Era di fatto inevitabile che l’indignazione generale si traducesse in gesti anche individuali di reazione, visto che gli Stati si rifiutano di prendere qualche decisione minimamente considerabile “giusta ed efficace”.
Ieri sera a Washington un giovane ispano-americano, tale Elias Rodriguez, ha aperto il fuoco contro un gruppo di funzionari dell’ambasciata israeliana nei pressi del museo ebraico, uccidendone due. Non sappiamo se l’autore del gesto fosse a conoscenza del loro ruolo, ma appare quanto meno strumentale farlo derivare da un presunto “antisemitismo” (come si è affannato a dichiarare persino Donald Trump).
Quel che avviene da oltre un anno e mezzo a Gaza e in Cisgiordania è sufficiente a nutrire una consapevolezza antisionista che durerà per decenni. E se qualcuno ancora fatica ad orizzontarsi tra antisionismo, antisemitismo e antiebraismo, può sempre recuperare le distinzioni fondamentali espresse anche qui.
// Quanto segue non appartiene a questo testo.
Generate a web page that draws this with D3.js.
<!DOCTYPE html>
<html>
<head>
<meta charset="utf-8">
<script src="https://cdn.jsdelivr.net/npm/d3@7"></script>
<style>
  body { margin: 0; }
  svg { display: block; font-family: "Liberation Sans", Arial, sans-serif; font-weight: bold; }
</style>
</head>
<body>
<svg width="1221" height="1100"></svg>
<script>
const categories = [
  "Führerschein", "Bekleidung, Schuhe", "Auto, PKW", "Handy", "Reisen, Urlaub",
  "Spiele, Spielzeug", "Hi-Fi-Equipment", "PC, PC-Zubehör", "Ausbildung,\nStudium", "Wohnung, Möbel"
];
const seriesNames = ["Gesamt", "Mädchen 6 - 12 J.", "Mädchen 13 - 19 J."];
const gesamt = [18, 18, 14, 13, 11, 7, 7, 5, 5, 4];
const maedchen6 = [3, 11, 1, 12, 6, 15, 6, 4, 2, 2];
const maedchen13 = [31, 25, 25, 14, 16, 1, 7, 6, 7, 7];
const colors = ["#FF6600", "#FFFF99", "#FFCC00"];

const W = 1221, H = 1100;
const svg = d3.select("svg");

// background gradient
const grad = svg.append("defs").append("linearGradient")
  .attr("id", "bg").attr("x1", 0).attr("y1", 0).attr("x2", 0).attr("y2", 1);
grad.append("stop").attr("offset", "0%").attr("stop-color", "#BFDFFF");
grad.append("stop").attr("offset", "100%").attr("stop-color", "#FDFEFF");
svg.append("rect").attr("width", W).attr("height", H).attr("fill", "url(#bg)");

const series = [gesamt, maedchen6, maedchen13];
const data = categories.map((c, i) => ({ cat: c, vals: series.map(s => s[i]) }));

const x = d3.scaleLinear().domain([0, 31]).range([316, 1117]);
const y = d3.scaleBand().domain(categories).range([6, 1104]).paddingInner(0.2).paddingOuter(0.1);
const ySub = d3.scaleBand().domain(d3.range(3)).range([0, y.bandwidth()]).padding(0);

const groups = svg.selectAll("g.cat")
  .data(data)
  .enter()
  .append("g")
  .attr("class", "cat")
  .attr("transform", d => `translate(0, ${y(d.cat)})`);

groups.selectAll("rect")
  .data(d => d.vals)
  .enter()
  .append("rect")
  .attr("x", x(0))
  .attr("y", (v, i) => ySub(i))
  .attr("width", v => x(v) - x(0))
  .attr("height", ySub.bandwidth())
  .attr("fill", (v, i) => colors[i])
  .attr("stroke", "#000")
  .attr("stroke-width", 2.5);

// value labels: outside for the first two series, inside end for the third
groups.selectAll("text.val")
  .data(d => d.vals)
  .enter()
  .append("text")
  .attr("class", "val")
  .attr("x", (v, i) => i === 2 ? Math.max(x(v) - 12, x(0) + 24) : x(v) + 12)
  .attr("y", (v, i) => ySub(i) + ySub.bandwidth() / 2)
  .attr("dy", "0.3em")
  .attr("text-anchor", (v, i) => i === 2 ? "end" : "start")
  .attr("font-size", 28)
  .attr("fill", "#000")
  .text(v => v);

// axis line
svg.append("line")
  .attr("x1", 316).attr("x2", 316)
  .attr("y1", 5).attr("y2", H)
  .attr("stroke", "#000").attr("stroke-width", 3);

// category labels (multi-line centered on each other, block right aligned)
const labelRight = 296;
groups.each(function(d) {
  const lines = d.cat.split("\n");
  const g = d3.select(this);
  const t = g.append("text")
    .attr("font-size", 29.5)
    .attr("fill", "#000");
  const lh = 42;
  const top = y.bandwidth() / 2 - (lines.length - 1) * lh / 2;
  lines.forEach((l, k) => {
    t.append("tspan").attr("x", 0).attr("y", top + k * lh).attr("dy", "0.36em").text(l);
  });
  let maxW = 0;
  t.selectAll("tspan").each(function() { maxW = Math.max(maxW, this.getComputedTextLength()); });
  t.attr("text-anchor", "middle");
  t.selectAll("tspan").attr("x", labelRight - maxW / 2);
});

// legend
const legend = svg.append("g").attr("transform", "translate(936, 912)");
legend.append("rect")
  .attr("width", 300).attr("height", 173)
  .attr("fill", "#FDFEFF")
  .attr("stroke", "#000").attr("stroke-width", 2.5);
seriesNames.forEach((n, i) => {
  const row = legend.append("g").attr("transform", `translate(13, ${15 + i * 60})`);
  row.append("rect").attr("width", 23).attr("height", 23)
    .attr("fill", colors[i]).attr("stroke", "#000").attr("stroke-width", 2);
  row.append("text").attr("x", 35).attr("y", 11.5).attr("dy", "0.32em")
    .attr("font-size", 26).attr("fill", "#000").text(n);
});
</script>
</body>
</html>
Anche il comportamento dell’arrestato è completamente diverso da quello di un “terrorista”. Dopo aver sparato, infatti, invece di fuggire è entrato nel museo così stravolto da essere scambiato per un testimone del duplice omicidio; ed ha atteso per circa dieci minuti l’arrivo della polizia. Quando è stato infine ammanettato avrebbe dichiarato – ma sono per ora solo voci difficilmente controllabili – di averlo fatto “per Gaza”.
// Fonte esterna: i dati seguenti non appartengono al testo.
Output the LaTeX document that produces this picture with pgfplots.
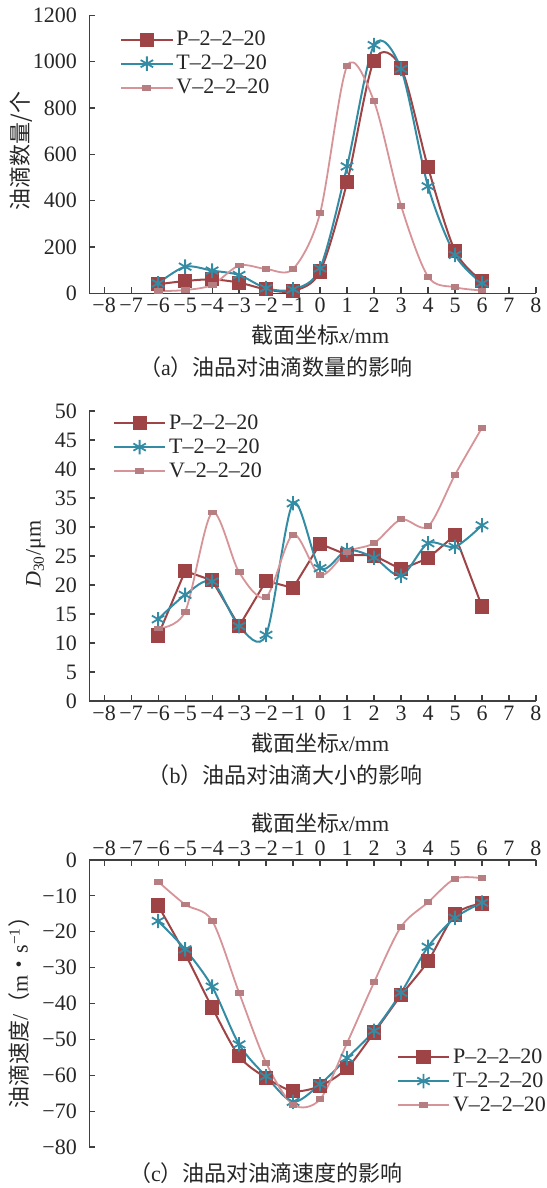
\documentclass[border=0pt]{standalone}
\usepackage{fontspec}
\setmainfont{Liberation Serif}
\newfontfamily\cjk{Noto Sans CJK SC}
\usepackage{pgfplots}
\pgfplotsset{compat=1.18}

\definecolor{cP}{RGB}{158,68,70}
\definecolor{cT}{RGB}{52,140,164}
\definecolor{cV}{RGB}{214,148,152}
\definecolor{axgray}{RGB}{64,64,64}

\newcommand{\fs}{\fontsize{11}{13}\selectfont}

\pgfplotsset{
  panel/.style={
    scale only axis, width=223.35pt,
    xmin=-8.55, xmax=8,
    xtick={-8,-7,...,8},
    xticklabels={−8,−7,−6,−5,−4,−3,−2,−1,0,1,2,3,4,5,6,7,8},
    axis y line*=left,
    tick align=inside,
    major tick length=3pt,
    axis line style={axgray, line width=0.6pt},
    every tick/.style={axgray, line width=0.6pt},
    tick label style={font=\fs, text=black!85},
    label style={font=\fs, text=black!85},
    yticklabel style={inner sep=1pt, xshift=-5pt},
    /pgf/number format/assume math mode=true,
    /pgf/number format/1000 sep={},
    clip=false,
    legend cell align=left,
    legend style={draw=none, fill=none, inner sep=0pt, font=\fs, text=black!85,
      row sep=1pt, column sep=1pt,
      nodes={inner sep=0.5pt, text height=8pt, text depth=2pt}},
    legend image code/.code={\draw[mark repeat=2,mark phase=2]
      plot coordinates {(0pt,0pt) (12.75pt,0pt) (25.5pt,0pt)};},
  },
  sP/.style={cP, line width=1pt, mark=square*, mark size=3.3pt,
    mark options={fill=cP, draw=cP, line width=0.5pt}},
  sT/.style={cT, line width=1pt, mark=asterisk, mark size=3.6pt,
    mark options={line width=0.9pt}},
  sV/.style={cV, line width=0.9pt, mark=square*, mark size=1.3pt,
    mark options={xscale=1.35, yscale=0.8, fill=cV!85!black, draw=cV!85!black}},
}

\begin{document}
\begin{tikzpicture}
\useasboundingbox (0,0) rectangle (273pt,594pt);

% ---------- (a) droplet count ----------
\begin{axis}[panel,
  at={(44.65pt,447.35pt)}, anchor=south west, height=138.9pt,
  ymin=0, ymax=1200, ytick={0,200,...,1200},
  axis x line*=bottom,
  xticklabel style={inner sep=1pt, yshift=-1.2pt},
  xlabel={{\cjk 截面坐标}\textit{x}/mm},
  xlabel style={at={(axis description cs:0.5166,-0.150)}, anchor=center},
  ylabel={{\cjk 油滴数量/个}},
  ylabel style={at={(axis description cs:-0.1518,0.512)}, anchor=center},
  legend style={at={(axis description cs:0.0687,0.954)}, anchor=north west},
]
\addplot[sP, smooth] coordinates {
  (-6,39) (-5,53) (-4,60) (-3,46) (-2,17) (-1,10) (0,94)
  (1,479) (2,1005) (3,974) (4,544) (5,183) (6,53)};
\addlegendentry{P–2–2–20}
\addplot[sT, smooth] coordinates {
  (-6,43) (-5,115) (-4,98) (-3,79) (-2,22) (-1,17) (0,108)
  (1,548) (2,1072) (3,969) (4,462) (5,166) (6,43)};
\addlegendentry{T–2–2–20}
\addplot[sV, smooth] coordinates {
  (-6,9) (-5,14) (-4,36) (-3,120) (-2,105) (-1,105) (0,346)
  (1,981) (2,829) (3,379) (4,72) (5,26) (6,12)};
\addlegendentry{V–2–2–20}
\end{axis}
\node[font=\fs, text=black!85] at (138pt,410.65pt)
  {{\cjk （}a{\cjk ）油品对油滴数量的影响}};

% ---------- (b) droplet size ----------
\begin{axis}[panel,
  at={(44.65pt,243.5pt)}, anchor=south west, height=145pt,
  ymin=0, ymax=50, ytick={0,5,...,50},
  axis x line*=bottom,
  xticklabel style={inner sep=1pt, yshift=-1.2pt},
  xlabel={{\cjk 截面坐标}\textit{x}/mm},
  xlabel style={at={(axis description cs:0.5166,-0.145)}, anchor=center},
  ylabel={\textit{D}\textsubscript{30}/μm},
  ylabel style={at={(axis description cs:-0.120,0.507)}, anchor=center},
  legend style={at={(axis description cs:0.0524,0.9976)}, anchor=north west},
]
\addplot[sP] coordinates {
  (-6,11.3) (-5,22.4) (-4,20.8) (-3,12.9) (-2,20.7) (-1,19.5) (0,27.1)
  (1,25.2) (2,25.1) (3,22.7) (4,24.6) (5,28.6) (6,16.3)};
\addlegendentry{P–2–2–20}
\addplot[sT, smooth] coordinates {
  (-6,14.1) (-5,18.3) (-4,20.6) (-3,12.9) (-2,11.4) (-1,34.1) (0,22.9)
  (1,26.0) (2,24.7) (3,21.6) (4,27.2) (5,26.6) (6,30.3)};
\addlegendentry{T–2–2–20}
\addplot[sV, smooth] coordinates {
  (-6,12.5) (-5,15.4) (-4,32.5) (-3,22.2) (-2,17.9) (-1,28.7) (0,21.7)
  (1,25.7) (2,27.2) (3,31.3) (4,30.1) (5,39.0) (6,47.1)};
\addlegendentry{V–2–2–20}
\end{axis}
\node[font=\fs, text=black!85] at (142.5pt,206.5pt)
  {{\cjk （}b{\cjk ）油品对油滴大小的影响}};

% ---------- (c) droplet velocity ----------
\begin{axis}[panel,
  at={(44.65pt,20.5pt)}, anchor=south west, height=143.5pt,
  ymin=-80, ymax=0, ytick={-80,-70,...,0},
  yticklabels={−80,−70,−60,−50,−40,−30,−20,−10,0},
  axis x line*=top,
  xticklabel style={inner sep=1pt, yshift=0.85pt},
  xlabel={{\cjk 截面坐标}\textit{x}/mm},
  xlabel style={at={(axis description cs:0.5166,1.129)}, anchor=center},
  ylabel={{\cjk 油滴速度}/{\cjk （}m{\cjk ・}s\textsuperscript{−1}{\cjk ）}},
  ylabel style={at={(axis description cs:-0.1567,0.488)}, anchor=center},
  legend style={at={(axis description cs:0.688,0.353)}, anchor=north west},
]
\addplot[sP, smooth] coordinates {
  (-6,-12.7) (-5,-26.2) (-4,-41.1) (-3,-54.7) (-2,-60.7) (-1,-64.4) (0,-63.0)
  (1,-58.0) (2,-48.1) (3,-37.7) (4,-28.2) (5,-15.2) (6,-12.1)};
\addlegendentry{P–2–2–20}
\addplot[sT, smooth] coordinates {
  (-6,-17.0) (-5,-24.9) (-4,-35.3) (-3,-51.4) (-2,-60.3) (-1,-67.4) (0,-62.5)
  (1,-55.2) (2,-47.6) (3,-37.0) (4,-24.2) (5,-16.1) (6,-11.9)};
\addlegendentry{T–2–2–20}
\addplot[sV, smooth] coordinates {
  (-6,-6.0) (-5,-12.4) (-4,-16.9) (-3,-37.0) (-2,-56.5) (-1,-68.2) (0,-66.7)
  (1,-51.0) (2,-34.1) (3,-18.6) (4,-11.8) (5,-5.2) (6,-5.1)};
\addlegendentry{V–2–2–20}
\end{axis}
\node[font=\fs, text=black!85] at (133pt,7.5pt)
  {{\cjk （}c{\cjk ）油品对油滴速度的影响}};
\end{tikzpicture}
\end{document}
Appare abbastanza chiaro dunque che si tratta di un gesto “non professionale”, compiuto da una persona emotivamente sconvolta dal genocidio trasmesso in diretta. Ma proprio questa “casualità” non organizzata dice quanto Israele sia ormai vissuto come un mostro intollerabile per l’umanità sans phrase.
Ed è anche chiaro che più le autorità occidentali, e lo stesso governo di Tel Aviv, insisteranno sul tasto ormai squalificato dell’“antisemitismo”, tanto più quella retorica bugiarda finirà per diventare un rischio per gli ebrei di tutto il mondo.
Ha insomma pienamente ragione chi dice che è Netanyahu e il suo governo la prima fonte di diffusione dell’“antisemitismo”, perché il loro sforzo di equiparare “Stato genocida di Israele” ed “ebrei innocenti” è troppo strumentale per essere ancora credibile.
Fermare il genocidio è la più urgente ed efficace misura di sicurezza per proteggere gli innocenti.
P.S. La conferma di quanto andiamo dicendo arriva direttamente dalle criminali parole spese dal ministro degli esteri israeliano, Gideon Sa’ar: “Esiste un filo diretto che collega l’incitamento antisemita e anti-israeliano all’attentato a Washington. Questa istigazione viene praticata anche da leader e funzionari di molti Paesi e organizzazioni internazionali, soprattutto europei. Le calunnie sul sangue, sul genocidio, sui crimini contro l’umanità e sull’uccisione di neonati hanno spianato la strada proprio a tali omicidi. Ecco cosa succede quando i leader del mondo si arrendono alla propaganda terroristica palestinese e la servono”.
In pratica, chiunque critichi il governo di Israele “incita” il terrorismo. E riconoscere la verità sul genocidio e il resto, sarebbe “una calunnia”. Come può pretendere certa gente di “conquistare i cuori” del mondo?